[start]

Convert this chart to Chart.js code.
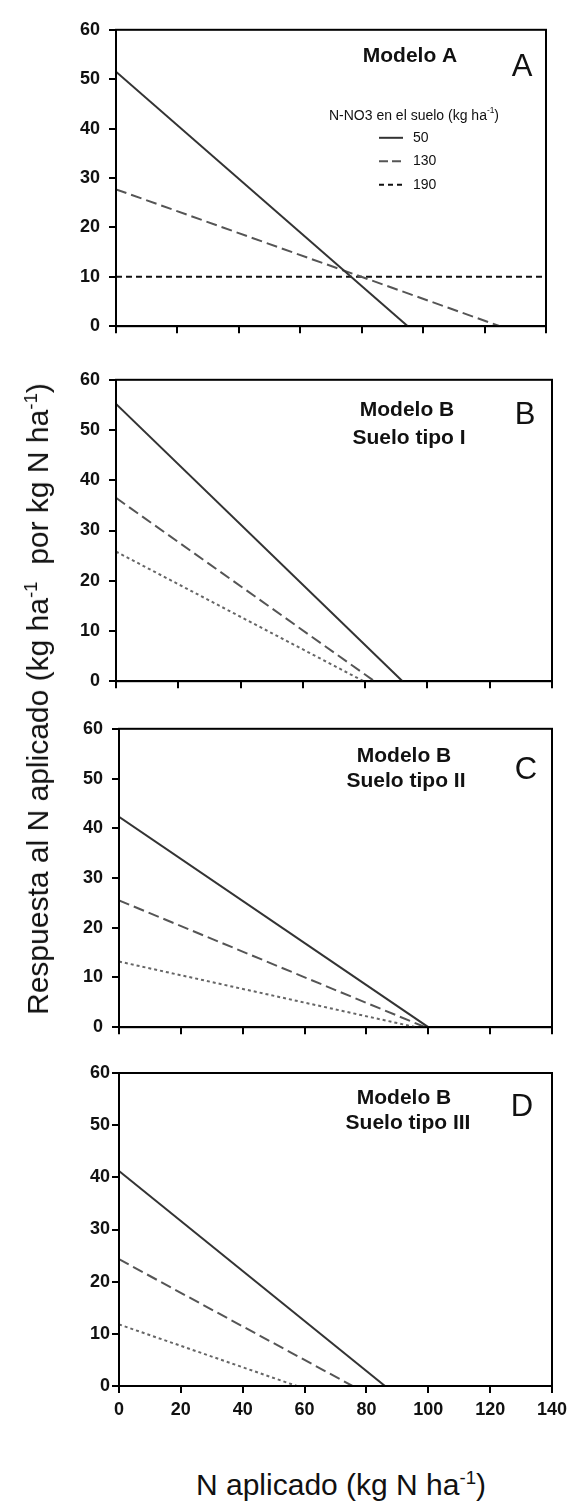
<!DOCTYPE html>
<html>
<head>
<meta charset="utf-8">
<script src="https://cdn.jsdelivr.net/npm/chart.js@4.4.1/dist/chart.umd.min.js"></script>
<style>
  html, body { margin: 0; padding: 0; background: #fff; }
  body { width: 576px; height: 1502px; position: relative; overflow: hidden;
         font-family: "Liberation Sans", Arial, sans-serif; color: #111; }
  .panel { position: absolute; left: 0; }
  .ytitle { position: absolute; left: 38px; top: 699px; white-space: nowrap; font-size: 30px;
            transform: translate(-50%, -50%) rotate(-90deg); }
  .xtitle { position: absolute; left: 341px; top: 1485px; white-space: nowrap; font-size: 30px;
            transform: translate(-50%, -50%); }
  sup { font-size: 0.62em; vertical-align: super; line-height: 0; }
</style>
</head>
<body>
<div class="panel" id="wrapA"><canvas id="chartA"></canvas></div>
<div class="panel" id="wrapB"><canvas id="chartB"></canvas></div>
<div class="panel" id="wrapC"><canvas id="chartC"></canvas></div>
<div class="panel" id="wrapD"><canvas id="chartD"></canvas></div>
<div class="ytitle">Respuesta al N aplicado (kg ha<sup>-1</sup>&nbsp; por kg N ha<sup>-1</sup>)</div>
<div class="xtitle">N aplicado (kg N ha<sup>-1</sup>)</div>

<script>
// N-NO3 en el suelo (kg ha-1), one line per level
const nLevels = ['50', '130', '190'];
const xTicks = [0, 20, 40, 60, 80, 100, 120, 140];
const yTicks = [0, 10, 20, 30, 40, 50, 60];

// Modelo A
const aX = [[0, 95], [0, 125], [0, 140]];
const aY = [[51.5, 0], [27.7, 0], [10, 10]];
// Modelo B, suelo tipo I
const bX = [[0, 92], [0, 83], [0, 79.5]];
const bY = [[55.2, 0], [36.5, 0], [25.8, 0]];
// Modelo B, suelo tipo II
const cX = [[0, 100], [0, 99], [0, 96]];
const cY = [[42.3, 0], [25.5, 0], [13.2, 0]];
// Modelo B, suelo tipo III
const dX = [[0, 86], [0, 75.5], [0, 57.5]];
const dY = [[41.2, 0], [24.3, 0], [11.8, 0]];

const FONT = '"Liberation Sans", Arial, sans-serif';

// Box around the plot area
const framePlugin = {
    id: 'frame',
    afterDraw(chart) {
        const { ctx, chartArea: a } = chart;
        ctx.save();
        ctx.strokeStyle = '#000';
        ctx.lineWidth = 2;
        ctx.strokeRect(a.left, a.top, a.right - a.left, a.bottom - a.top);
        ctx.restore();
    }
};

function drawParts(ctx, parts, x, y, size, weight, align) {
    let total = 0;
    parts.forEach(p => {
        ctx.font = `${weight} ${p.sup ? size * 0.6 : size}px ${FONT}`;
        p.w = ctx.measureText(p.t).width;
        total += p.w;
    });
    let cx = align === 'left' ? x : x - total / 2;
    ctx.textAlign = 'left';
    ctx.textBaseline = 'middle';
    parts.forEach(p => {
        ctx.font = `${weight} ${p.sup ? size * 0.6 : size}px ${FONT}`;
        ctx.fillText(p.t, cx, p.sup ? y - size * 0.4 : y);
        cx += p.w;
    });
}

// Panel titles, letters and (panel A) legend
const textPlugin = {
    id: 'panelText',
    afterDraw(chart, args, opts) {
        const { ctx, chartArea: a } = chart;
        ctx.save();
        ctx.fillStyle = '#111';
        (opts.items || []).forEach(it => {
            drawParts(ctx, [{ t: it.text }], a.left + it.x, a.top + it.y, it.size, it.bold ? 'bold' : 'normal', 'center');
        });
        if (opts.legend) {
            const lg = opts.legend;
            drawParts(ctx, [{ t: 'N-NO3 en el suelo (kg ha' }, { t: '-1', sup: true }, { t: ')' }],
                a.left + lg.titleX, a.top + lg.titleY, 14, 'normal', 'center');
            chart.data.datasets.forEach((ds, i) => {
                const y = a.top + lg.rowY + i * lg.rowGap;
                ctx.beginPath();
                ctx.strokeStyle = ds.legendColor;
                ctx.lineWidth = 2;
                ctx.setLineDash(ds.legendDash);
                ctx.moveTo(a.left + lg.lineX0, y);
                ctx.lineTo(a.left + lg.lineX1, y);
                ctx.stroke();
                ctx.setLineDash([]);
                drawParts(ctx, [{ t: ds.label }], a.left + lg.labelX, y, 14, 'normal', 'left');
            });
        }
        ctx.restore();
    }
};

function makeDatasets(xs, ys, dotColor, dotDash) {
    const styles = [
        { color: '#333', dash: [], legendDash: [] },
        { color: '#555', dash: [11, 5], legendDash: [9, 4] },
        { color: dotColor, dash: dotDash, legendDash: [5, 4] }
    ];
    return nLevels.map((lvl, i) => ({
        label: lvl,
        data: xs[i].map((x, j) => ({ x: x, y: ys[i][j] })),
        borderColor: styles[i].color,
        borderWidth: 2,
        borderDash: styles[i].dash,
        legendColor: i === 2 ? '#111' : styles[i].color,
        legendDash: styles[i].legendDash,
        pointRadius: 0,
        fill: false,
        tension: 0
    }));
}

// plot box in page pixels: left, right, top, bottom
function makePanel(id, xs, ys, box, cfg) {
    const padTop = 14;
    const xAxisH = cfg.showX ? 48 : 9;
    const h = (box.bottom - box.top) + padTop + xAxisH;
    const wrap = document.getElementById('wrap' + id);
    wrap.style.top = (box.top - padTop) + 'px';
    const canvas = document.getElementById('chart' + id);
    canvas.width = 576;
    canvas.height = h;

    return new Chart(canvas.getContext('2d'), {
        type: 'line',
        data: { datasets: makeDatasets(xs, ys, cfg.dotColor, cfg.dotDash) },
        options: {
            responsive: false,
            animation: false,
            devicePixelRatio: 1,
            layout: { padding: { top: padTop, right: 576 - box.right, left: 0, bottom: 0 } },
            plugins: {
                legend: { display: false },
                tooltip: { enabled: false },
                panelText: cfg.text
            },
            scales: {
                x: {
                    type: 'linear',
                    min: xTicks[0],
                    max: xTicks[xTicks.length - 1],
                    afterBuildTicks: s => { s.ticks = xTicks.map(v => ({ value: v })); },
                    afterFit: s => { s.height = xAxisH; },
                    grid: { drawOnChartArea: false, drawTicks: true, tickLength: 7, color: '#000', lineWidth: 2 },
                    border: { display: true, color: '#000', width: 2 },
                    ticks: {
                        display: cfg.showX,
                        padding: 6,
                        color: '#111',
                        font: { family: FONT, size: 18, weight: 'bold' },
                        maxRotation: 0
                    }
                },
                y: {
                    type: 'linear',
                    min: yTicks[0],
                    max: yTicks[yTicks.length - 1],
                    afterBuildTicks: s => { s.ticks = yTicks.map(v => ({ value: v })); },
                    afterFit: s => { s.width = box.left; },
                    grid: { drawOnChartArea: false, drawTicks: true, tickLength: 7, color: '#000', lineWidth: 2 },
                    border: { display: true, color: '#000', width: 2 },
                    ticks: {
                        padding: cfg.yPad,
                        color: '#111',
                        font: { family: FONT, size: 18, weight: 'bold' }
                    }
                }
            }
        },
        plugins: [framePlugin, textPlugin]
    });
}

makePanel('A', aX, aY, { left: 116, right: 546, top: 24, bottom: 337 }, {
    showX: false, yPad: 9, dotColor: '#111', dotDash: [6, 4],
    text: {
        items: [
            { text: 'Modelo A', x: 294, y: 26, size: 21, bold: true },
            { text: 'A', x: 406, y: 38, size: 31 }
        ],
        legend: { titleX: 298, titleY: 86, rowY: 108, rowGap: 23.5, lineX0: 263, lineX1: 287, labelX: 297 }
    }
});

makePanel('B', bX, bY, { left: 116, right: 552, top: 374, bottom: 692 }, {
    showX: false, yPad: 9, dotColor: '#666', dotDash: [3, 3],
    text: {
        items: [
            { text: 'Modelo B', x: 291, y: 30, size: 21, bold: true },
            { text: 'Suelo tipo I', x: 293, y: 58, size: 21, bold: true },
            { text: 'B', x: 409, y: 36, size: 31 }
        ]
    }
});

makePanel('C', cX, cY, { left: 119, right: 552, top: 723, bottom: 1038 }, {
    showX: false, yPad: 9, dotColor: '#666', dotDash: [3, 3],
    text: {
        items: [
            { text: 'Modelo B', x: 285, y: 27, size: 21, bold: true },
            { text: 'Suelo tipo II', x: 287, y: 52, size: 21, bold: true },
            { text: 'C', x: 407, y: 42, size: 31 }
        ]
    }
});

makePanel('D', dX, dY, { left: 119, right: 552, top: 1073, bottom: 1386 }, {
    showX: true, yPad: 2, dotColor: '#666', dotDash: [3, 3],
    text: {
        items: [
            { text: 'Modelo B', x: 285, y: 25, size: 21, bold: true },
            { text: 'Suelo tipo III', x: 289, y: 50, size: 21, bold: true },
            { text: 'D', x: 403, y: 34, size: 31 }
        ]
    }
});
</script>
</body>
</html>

[end]
[start]

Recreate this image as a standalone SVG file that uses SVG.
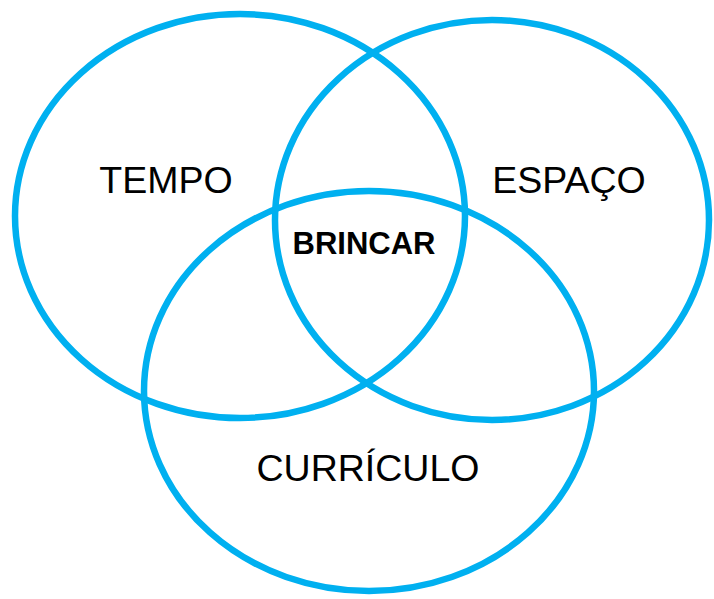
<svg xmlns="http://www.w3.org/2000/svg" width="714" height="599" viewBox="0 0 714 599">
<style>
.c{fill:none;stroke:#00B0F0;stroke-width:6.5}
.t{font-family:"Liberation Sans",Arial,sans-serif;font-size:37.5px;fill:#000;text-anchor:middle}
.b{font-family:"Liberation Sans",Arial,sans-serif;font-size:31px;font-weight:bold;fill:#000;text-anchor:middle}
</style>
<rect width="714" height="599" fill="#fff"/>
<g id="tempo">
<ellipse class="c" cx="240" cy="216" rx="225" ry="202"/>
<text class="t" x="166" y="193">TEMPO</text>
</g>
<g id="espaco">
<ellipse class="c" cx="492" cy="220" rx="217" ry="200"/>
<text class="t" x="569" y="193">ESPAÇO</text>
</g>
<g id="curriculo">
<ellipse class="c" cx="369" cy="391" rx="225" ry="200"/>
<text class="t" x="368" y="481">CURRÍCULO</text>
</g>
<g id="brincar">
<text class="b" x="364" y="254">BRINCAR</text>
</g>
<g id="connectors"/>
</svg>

[end]

• **Exercise task**: Write out exactly the lines from the one that has "Convert this chart to Chart.js code." down to the one that has "(kg N ha<sup>-1</sup>)</div>", including both. Pictures stay out of the copy.

• **Answer for this exercise**:
Convert this chart to Chart.js code.
<!DOCTYPE html>
<html>
<head>
<meta charset="utf-8">
<script src="https://cdn.jsdelivr.net/npm/chart.js@4.4.1/dist/chart.umd.min.js"></script>
<style>
  html, body { margin: 0; padding: 0; background: #fff; }
  body { width: 576px; height: 1502px; position: relative; overflow: hidden;
         font-family: "Liberation Sans", Arial, sans-serif; color: #111; }
  .panel { position: absolute; left: 0; }
  .ytitle { position: absolute; left: 38px; top: 699px; white-space: nowrap; font-size: 30px;
            transform: translate(-50%, -50%) rotate(-90deg); }
  .xtitle { position: absolute; left: 341px; top: 1485px; white-space: nowrap; font-size: 30px;
            transform: translate(-50%, -50%); }
  sup { font-size: 0.62em; vertical-align: super; line-height: 0; }
</style>
</head>
<body>
<div class="panel" id="wrapA"><canvas id="chartA"></canvas></div>
<div class="panel" id="wrapB"><canvas id="chartB"></canvas></div>
<div class="panel" id="wrapC"><canvas id="chartC"></canvas></div>
<div class="panel" id="wrapD"><canvas id="chartD"></canvas></div>
<div class="ytitle">Respuesta al N aplicado (kg ha<sup>-1</sup>&nbsp; por kg N ha<sup>-1</sup>)</div>
<div class="xtitle">N aplicado (kg N ha<sup>-1</sup>)</div>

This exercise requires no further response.